— What is being asked —
Output the full listing below exactly, without the pictures.

— Stored data —
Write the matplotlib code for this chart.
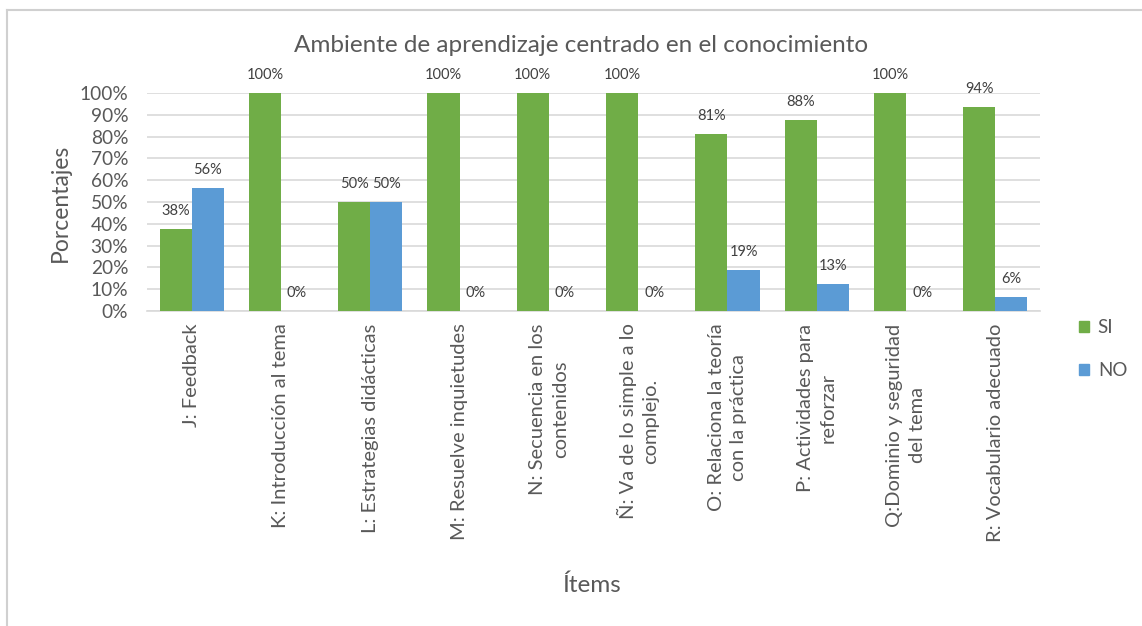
import matplotlib
matplotlib.use("Agg")
import matplotlib.pyplot as plt
import numpy as np
from matplotlib.lines import Line2D
from matplotlib.patches import Patch

plt.rcParams['font.family'] = ['Lato', 'DejaVu Sans']

categories = [
    "J: Feedback",
    "K: Introducción al tema",
    "L: Estrategias didácticas",
    "M: Resuelve inquietudes",
    "N: Secuencia en los\ncontenidos",
    "Ñ: Va de lo simple a lo\ncomplejo.",
    "O: Relaciona la teoría\ncon la práctica",
    "P: Actividades para\nreforzar",
    "Q:Dominio y seguridad\ndel tema",
    "R: Vocabulario adecuado",
]
si_values = [37.5, 100, 50, 100, 100, 100, 81.25, 87.5, 100, 93.75]
no_values = [56.25, 0, 50, 0, 0, 0, 18.75, 12.5, 0, 6.25]
series_names = ["SI", "NO"]
yticks = [0, 10, 20, 30, 40, 50, 60, 70, 80, 90, 100]

GREEN = "#70AD47"
BLUE = "#5B9BD5"
TXT = "#595959"
GRID = "#D9D9D9"

W, H = 1142, 626
fig = plt.figure(figsize=(W / 100, H / 100), dpi=100)
ax = fig.add_axes([147 / W, 1 - 311 / H, (1040 - 147) / W, (311 - 93) / H])

x = np.arange(len(categories))
bw = 0.36
b1 = ax.bar(x - bw / 2, si_values, bw, color=GREEN, zorder=3)
b2 = ax.bar(x + bw / 2, no_values, bw, color=BLUE, zorder=3)

def lab(v):
    return f"{int(np.floor(v + 0.5))}%"

for bars, vals in ((b1, si_values), (b2, no_values)):
    for r, v in zip(bars, vals):
        ax.annotate(lab(v), (r.get_x() + r.get_width() / 2, v),
                    xytext=(0, 8), textcoords="offset points",
                    ha="center", va="bottom", fontsize=10.5, color="#404040")

ax.set_xlim(-0.5, len(categories) - 0.5)
ax.set_ylim(0, 100)
ax.set_yticks(yticks)
ax.set_yticklabels([f"{t}%" for t in yticks], fontsize=13.8, color=TXT)
ax.set_xticks(x)
ax.set_xticklabels(categories, rotation=90, fontsize=14.5, color=TXT,
                   ha="center", va="top", multialignment="center",
                   linespacing=1.4)
ax.tick_params(axis="both", length=0)
ax.tick_params(axis="x", pad=9)
ax.tick_params(axis="y", pad=13.5)
ax.yaxis.grid(True, color=GRID, linewidth=1.2, zorder=0)
for s in ("top", "right", "left"):
    ax.spines[s].set_visible(False)
ax.spines["bottom"].set_color(GRID)
ax.spines["bottom"].set_linewidth(1.2)
ax.set_axisbelow(True)

fig.text(60 / W, 1 - 203 / H, "Porcentajes", fontsize=16.5, color=TXT,
         rotation=90, ha="center", va="center")
fig.text(592 / W, 1 - 585 / H, "Ítems", fontsize=17.5, color=TXT,
         ha="center", va="center")
fig.text(581 / W, 1 - 46 / H, "Ambiente de aprendizaje centrado en el conocimiento",
         fontsize=17.5, color=TXT, ha="center", va="center")

handles = [Patch(color=GREEN), Patch(color=BLUE)]
leg = fig.legend(handles, series_names, loc="upper left",
                 bbox_to_anchor=(1079 / W, 1 - 319 / H), frameon=False,
                 borderpad=0, borderaxespad=0,
                 fontsize=13.5, handlelength=0.55, handleheight=0.55,
                 labelspacing=1.4, handletextpad=0.45, labelcolor=TXT)

# outer frame
fig.add_artist(Line2D([7 / W, 1], [1 - 10 / H, 1 - 10 / H], color="#D0D0D0", lw=1.5,
                      transform=fig.transFigure))
fig.add_artist(Line2D([7 / W, 7 / W], [0, 1 - 10 / H], color="#D0D0D0", lw=1.5,
                      transform=fig.transFigure))

fig.savefig("out.png", dpi=100)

— Solution for this problem —
Write the matplotlib code for this chart.
import matplotlib
matplotlib.use("Agg")
import matplotlib.pyplot as plt
import numpy as np
from matplotlib.lines import Line2D
from matplotlib.patches import Patch

plt.rcParams['font.family'] = ['Lato', 'DejaVu Sans']

categories = [
    "J: Feedback",
    "K: Introducción al tema",
    "L: Estrategias didácticas",
    "M: Resuelve inquietudes",
    "N: Secuencia en los\ncontenidos",
    "Ñ: Va de lo simple a lo\ncomplejo.",
    "O: Relaciona la teoría\ncon la práctica",
    "P: Actividades para\nreforzar",
    "Q:Dominio y seguridad\ndel tema",
    "R: Vocabulario adecuado",
]
si_values = [37.5, 100, 50, 100, 100, 100, 81.25, 87.5, 100, 93.75]
no_values = [56.25, 0, 50, 0, 0, 0, 18.75, 12.5, 0, 6.25]
series_names = ["SI", "NO"]
yticks = [0, 10, 20, 30, 40, 50, 60, 70, 80, 90, 100]

GREEN = "#70AD47"
BLUE = "#5B9BD5"
TXT = "#595959"
GRID = "#D9D9D9"

W, H = 1142, 626
fig = plt.figure(figsize=(W / 100, H / 100), dpi=100)
ax = fig.add_axes([147 / W, 1 - 311 / H, (1040 - 147) / W, (311 - 93) / H])

x = np.arange(len(categories))
bw = 0.36
b1 = ax.bar(x - bw / 2, si_values, bw, color=GREEN, zorder=3)
b2 = ax.bar(x + bw / 2, no_values, bw, color=BLUE, zorder=3)

def lab(v):
    return f"{int(np.floor(v + 0.5))}%"

for bars, vals in ((b1, si_values), (b2, no_values)):
    for r, v in zip(bars, vals):
        ax.annotate(lab(v), (r.get_x() + r.get_width() / 2, v),
                    xytext=(0, 8), textcoords="offset points",
                    ha="center", va="bottom", fontsize=10.5, color="#404040")

ax.set_xlim(-0.5, len(categories) - 0.5)
ax.set_ylim(0, 100)
ax.set_yticks(yticks)
ax.set_yticklabels([f"{t}%" for t in yticks], fontsize=13.8, color=TXT)
ax.set_xticks(x)
ax.set_xticklabels(categories, rotation=90, fontsize=14.5, color=TXT,
                   ha="center", va="top", multialignment="center",
                   linespacing=1.4)
ax.tick_params(axis="both", length=0)
ax.tick_params(axis="x", pad=9)
ax.tick_params(axis="y", pad=13.5)
ax.yaxis.grid(True, color=GRID, linewidth=1.2, zorder=0)
for s in ("top", "right", "left"):
    ax.spines[s].set_visible(False)
ax.spines["bottom"].set_color(GRID)
ax.spines["bottom"].set_linewidth(1.2)
ax.set_axisbelow(True)

fig.text(60 / W, 1 - 203 / H, "Porcentajes", fontsize=16.5, color=TXT,
         rotation=90, ha="center", va="center")
fig.text(592 / W, 1 - 585 / H, "Ítems", fontsize=17.5, color=TXT,
         ha="center", va="center")
fig.text(581 / W, 1 - 46 / H, "Ambiente de aprendizaje centrado en el conocimiento",
         fontsize=17.5, color=TXT, ha="center", va="center")

handles = [Patch(color=GREEN), Patch(color=BLUE)]
leg = fig.legend(handles, series_names, loc="upper left",
                 bbox_to_anchor=(1079 / W, 1 - 319 / H), frameon=False,
                 borderpad=0, borderaxespad=0,
                 fontsize=13.5, handlelength=0.55, handleheight=0.55,
                 labelspacing=1.4, handletextpad=0.45, labelcolor=TXT)

# outer frame
fig.add_artist(Line2D([7 / W, 1], [1 - 10 / H, 1 - 10 / H], color="#D0D0D0", lw=1.5,
                      transform=fig.transFigure))
fig.add_artist(Line2D([7 / W, 7 / W], [0, 1 - 10 / H], color="#D0D0D0", lw=1.5,
                      transform=fig.transFigure))

fig.savefig("out.png", dpi=100)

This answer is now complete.